Quelles sont vos ambitions sur cette édition ?
Nous avons l’ambition d’arriver intacts en Guadeloupe, et d’y retrouver les copains. Nous ne voulons pas revivre un abandon comme il y a quatre ans. Beaucoup de beau monde se présente dans notre catégorie, comme Philippe Poupon, qui navigue sur le bateau de la regrettée Florence Arthaud, Roland Jourdain, Marc Guillemot et tellement d’autres ! L’ambition, c’est de boucler cette transat et de montrer à tous que malgré un handicap, on peut réaliser de grandes choses.

Au quotidien en mer, qu’avez-vous dû adapter dans votre technique de navigation depuis votre accident ?

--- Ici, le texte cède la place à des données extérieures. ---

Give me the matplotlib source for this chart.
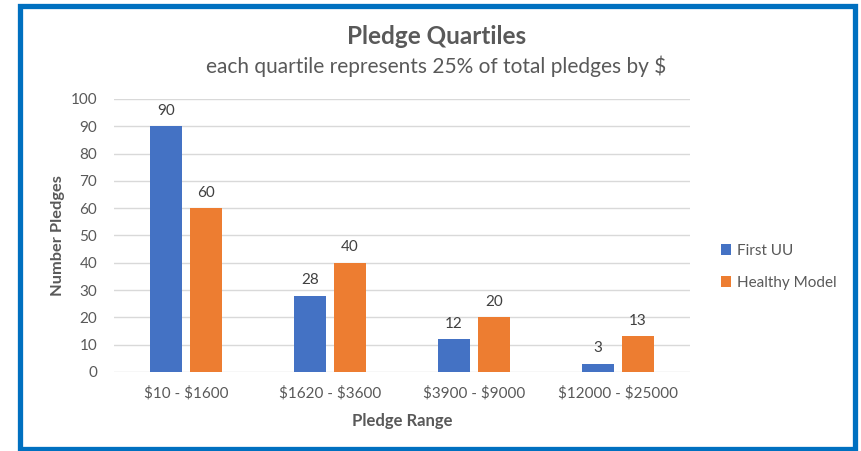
import matplotlib.pyplot as plt
from matplotlib.patches import Rectangle
import numpy as np

# Daten
ranges = [r"\$10 - \$1600", r"\$1620 - \$3600", r"\$3900 - \$9000", r"\$12000 - \$25000"]
first_uu = [90, 28, 12, 3]
healthy_model = [60, 40, 20, 13]

plt.rcParams["font.family"] = ["Lato", "DejaVu Sans"]
grey = "#595959"

fig = plt.figure(figsize=(8.61, 4.51), dpi=100)
ax = fig.add_axes([0.1324, 0.1752, 0.8014 - 0.1324, 0.7805 - 0.1752])

x = np.arange(len(ranges))
w = 0.225
b1 = ax.bar(x - 0.139, first_uu, w, color="#4472C4", label="First UU", zorder=3)
b2 = ax.bar(x + 0.139, healthy_model, w, color="#ED7D31", label="Healthy Model", zorder=3)

for bars in (b1, b2):
    for r in bars:
        ax.annotate(f"{r.get_height():g}", (r.get_x() + r.get_width() / 2, r.get_height()),
                    xytext=(0, 6), textcoords="offset points", ha="center", va="bottom",
                    fontsize=11, color="#404040")

ax.set_xlim(-0.5, 3.5)
ax.set_ylim(0, 100)
ax.set_yticks(range(0, 101, 10))
ax.set_xticks(x)
ax.set_xticklabels(ranges)
ax.tick_params(length=0, labelsize=11, labelcolor=grey)
ax.tick_params(axis="x", pad=10)
ax.tick_params(axis="y", pad=12)
ax.grid(axis="y", color="#D9D9D9", linewidth=1, zorder=0)
for s in ax.spines.values():
    s.set_visible(False)

ax.set_xlabel("Pledge Range", fontsize=12, fontweight="bold", color=grey, labelpad=9)
ax.set_ylabel("Number Pledges", fontsize=11.8, fontweight="bold", color=grey, labelpad=4)

fig.text(0.507, 0.918, "Pledge Quartiles", ha="center", va="center",
         fontsize=17.5, fontweight="bold", color=grey)
fig.text(0.507, 0.853, r"each quartile represents 25% of total pledges by \$", ha="center",
         va="center", fontsize=15, color=grey)

ax.legend(loc="center left", bbox_to_anchor=(0.821, 0.408), bbox_transform=fig.transFigure,
          frameon=False, fontsize=11, labelcolor=grey, handlelength=0.7,
          handleheight=0.7, handletextpad=0.4, labelspacing=1.2)

# blauer Rahmen
fig.patches.append(Rectangle((19.5 / 861, 1 - 449 / 451), (855 - 19.5) / 861, (449 - 5.5) / 451,
                             transform=fig.transFigure, fill=False,
                             edgecolor="#0070C0", linewidth=3.8))

fig.savefig("out.png", dpi=100)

Etre seul au milieu de l’Atlantique, sur « une seule jambe », est déjà en soi une performance. Les appuis ne sont pas les mêmes, on va moins vite et on a moins de force, bien sûr. Cela contraint à anticiper, à réfléchir à la meilleure solution pour résoudre ce qui se présente au bon moment, à avoir un temps d’avance et à ne pas foncer tête baissée mais la navigation reste possible. Le but est aussi de bouger les lignes, le regard sur le handicap et de décloisonner autant que possible ceux qui se sentent ou qui sont enfermés dans une case. Il faut savoir que le handicap est la première cause de discrimination en France et qu’il touche près de 12 millions de personnes en France.

Votre démarche de prendre le départ de cette course est, en ce sens, un message fort !

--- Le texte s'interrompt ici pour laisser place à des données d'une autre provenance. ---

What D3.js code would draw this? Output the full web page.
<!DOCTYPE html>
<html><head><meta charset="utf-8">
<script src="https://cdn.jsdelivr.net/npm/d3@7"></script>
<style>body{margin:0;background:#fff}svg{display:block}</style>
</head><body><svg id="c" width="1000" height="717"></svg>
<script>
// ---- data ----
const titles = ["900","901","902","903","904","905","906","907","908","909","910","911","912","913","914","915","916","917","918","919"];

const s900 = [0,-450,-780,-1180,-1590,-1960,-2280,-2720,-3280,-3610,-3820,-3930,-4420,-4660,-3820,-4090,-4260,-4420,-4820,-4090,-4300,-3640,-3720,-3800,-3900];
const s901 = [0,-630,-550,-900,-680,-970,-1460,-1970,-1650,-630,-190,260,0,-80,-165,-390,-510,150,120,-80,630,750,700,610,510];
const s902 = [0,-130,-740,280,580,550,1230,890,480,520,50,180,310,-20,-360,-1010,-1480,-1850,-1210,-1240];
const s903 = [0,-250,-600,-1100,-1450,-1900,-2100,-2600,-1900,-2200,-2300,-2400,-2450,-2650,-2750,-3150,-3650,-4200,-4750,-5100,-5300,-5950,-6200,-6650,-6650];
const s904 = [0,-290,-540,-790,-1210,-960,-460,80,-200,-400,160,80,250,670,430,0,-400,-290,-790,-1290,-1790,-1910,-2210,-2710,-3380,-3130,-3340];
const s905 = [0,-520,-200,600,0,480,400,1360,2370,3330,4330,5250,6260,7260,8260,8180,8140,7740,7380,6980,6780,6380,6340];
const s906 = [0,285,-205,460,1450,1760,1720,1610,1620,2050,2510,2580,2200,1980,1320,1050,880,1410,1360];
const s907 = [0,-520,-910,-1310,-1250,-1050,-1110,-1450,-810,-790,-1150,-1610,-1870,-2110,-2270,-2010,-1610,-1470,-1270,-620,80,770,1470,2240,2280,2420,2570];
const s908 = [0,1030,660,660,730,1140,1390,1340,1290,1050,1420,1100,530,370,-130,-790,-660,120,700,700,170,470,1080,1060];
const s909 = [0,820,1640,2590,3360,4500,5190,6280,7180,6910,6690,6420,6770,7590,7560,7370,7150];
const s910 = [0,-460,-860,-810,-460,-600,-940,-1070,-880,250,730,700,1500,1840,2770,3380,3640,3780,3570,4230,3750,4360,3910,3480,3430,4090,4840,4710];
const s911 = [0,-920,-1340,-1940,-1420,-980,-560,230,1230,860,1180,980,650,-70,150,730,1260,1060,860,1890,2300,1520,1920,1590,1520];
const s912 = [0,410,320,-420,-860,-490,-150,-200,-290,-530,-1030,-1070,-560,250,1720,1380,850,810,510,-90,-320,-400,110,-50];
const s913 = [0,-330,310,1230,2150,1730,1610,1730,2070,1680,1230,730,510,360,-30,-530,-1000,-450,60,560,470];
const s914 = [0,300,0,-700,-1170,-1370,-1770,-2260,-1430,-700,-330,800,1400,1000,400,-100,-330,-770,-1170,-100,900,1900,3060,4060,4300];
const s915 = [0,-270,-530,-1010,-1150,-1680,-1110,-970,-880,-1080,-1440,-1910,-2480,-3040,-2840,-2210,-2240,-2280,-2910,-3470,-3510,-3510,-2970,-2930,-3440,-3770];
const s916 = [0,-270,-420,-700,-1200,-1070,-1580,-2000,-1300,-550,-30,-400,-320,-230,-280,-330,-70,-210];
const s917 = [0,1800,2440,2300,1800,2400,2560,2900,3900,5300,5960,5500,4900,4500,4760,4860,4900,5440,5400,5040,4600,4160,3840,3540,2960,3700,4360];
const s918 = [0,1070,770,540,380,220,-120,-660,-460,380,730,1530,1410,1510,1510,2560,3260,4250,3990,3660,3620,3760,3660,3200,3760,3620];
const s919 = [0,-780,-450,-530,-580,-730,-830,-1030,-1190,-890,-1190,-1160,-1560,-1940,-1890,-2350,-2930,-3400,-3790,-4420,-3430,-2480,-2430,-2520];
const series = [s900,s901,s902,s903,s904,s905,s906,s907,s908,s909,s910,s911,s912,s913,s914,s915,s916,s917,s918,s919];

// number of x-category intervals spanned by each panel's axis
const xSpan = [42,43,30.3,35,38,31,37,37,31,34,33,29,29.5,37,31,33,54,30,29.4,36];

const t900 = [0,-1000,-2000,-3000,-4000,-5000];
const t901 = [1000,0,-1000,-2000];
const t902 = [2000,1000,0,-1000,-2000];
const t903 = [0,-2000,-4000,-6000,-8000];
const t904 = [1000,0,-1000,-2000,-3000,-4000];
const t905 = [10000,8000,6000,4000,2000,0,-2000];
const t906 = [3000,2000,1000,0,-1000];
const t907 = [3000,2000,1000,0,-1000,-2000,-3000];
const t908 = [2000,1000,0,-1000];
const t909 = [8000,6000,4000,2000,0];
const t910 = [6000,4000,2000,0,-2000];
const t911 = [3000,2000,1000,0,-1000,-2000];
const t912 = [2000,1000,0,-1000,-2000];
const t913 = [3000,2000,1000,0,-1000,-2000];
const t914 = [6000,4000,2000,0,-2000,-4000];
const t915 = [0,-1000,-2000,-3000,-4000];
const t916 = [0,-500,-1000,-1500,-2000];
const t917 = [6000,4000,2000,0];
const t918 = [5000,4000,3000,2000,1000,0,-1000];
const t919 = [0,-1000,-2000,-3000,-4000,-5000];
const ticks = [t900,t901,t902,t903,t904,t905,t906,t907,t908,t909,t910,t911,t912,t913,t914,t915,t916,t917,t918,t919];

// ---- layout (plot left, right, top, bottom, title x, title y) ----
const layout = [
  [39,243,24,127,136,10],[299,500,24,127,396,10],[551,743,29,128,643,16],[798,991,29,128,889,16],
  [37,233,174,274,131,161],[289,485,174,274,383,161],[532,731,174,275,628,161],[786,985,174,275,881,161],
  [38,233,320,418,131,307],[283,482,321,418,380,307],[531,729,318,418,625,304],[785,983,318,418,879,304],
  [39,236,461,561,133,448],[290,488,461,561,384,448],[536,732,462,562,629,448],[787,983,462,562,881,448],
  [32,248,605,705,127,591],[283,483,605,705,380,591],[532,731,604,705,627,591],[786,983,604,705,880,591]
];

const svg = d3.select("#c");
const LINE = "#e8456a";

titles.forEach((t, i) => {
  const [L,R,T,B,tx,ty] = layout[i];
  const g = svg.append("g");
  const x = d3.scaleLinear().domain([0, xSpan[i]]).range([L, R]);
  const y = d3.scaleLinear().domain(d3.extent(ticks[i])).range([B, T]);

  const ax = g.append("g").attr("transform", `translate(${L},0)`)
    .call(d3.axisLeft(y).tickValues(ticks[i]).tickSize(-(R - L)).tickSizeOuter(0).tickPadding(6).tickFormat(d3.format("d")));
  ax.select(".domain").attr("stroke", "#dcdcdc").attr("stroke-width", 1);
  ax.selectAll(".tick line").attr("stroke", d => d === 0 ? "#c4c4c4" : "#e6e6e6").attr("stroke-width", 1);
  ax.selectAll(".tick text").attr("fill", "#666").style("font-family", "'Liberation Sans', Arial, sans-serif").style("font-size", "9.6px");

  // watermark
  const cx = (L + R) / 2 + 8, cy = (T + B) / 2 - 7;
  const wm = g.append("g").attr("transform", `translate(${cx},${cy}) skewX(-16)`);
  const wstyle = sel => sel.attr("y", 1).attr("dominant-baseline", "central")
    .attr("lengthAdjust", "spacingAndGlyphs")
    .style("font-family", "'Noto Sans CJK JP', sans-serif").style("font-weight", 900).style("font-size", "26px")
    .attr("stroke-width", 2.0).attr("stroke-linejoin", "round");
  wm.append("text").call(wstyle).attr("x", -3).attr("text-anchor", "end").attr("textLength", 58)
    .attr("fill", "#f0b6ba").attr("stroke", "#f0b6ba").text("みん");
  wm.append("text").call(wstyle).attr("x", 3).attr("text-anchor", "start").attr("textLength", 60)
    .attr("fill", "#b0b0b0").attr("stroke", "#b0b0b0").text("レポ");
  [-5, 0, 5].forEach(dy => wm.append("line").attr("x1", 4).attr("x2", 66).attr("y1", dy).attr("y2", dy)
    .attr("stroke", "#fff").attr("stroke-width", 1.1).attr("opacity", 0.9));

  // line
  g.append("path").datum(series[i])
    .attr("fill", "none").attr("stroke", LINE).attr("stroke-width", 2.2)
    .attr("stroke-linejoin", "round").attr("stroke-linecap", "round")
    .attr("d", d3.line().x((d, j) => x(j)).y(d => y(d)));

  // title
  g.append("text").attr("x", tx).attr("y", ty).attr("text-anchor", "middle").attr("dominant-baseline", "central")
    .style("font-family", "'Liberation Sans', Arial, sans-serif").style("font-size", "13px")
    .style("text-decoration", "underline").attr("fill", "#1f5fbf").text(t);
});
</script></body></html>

Oui, il est important ! (ndlr : victime d’un accident en 2012 et perdant le droit d’exercer son métier, Fabrice fait le choix en 2016 de l’amputation pour retrouver sa mobilité et son autonomie). La vraie victoire, ce serait qu’on ne souligne pas le handicap en parlant de la performance mais d’être un concurrent lambda parmi les autres. Au-delà de la course, il faut prendre conscience que ce thème concerne tout le monde, que l’on perdra tous d’une manière ou d’une autre en autonomie ou mobilité au fil des ans. Il faut prendre en compte les différences, préparer son avenir et être bien conscient que le handicap n’arrête ni les projets, ni les envies. Nous avons tous en nous cette résilience qui peut permettre de faire des choses les plus difficiles d’autres devenant positives, ou exceptionnelles. Même différemment, on peut réaliser ses rêves !

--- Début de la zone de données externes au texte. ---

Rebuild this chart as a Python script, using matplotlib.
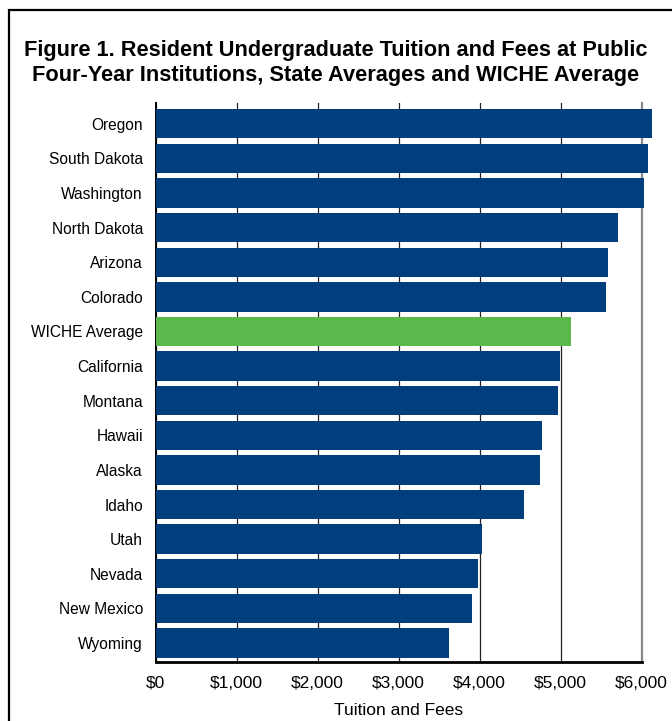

Un mot sur votre principal partenaire, le Département, qui n’a pas hésité à vous accompagner dans l’aventure ! 
Je suis très fier d’afficher le département, ma région sur le bateau. C’est en cohérence avec la politique menée par l’Ille-et-Vilaine sur la cohésion, l’inclusion. C’est dans leur ADN et ils ont de suite accepté de nous accompagner pleinement, de porter cette cause. Cela montre le dynamisme du 35 pour qui ce thème est une priorité et cela fait forcément très plaisir ! Pour eux aussi, je veux réaliser la meilleure course possible et boucler la boucle, quatre ans après notre première aventure.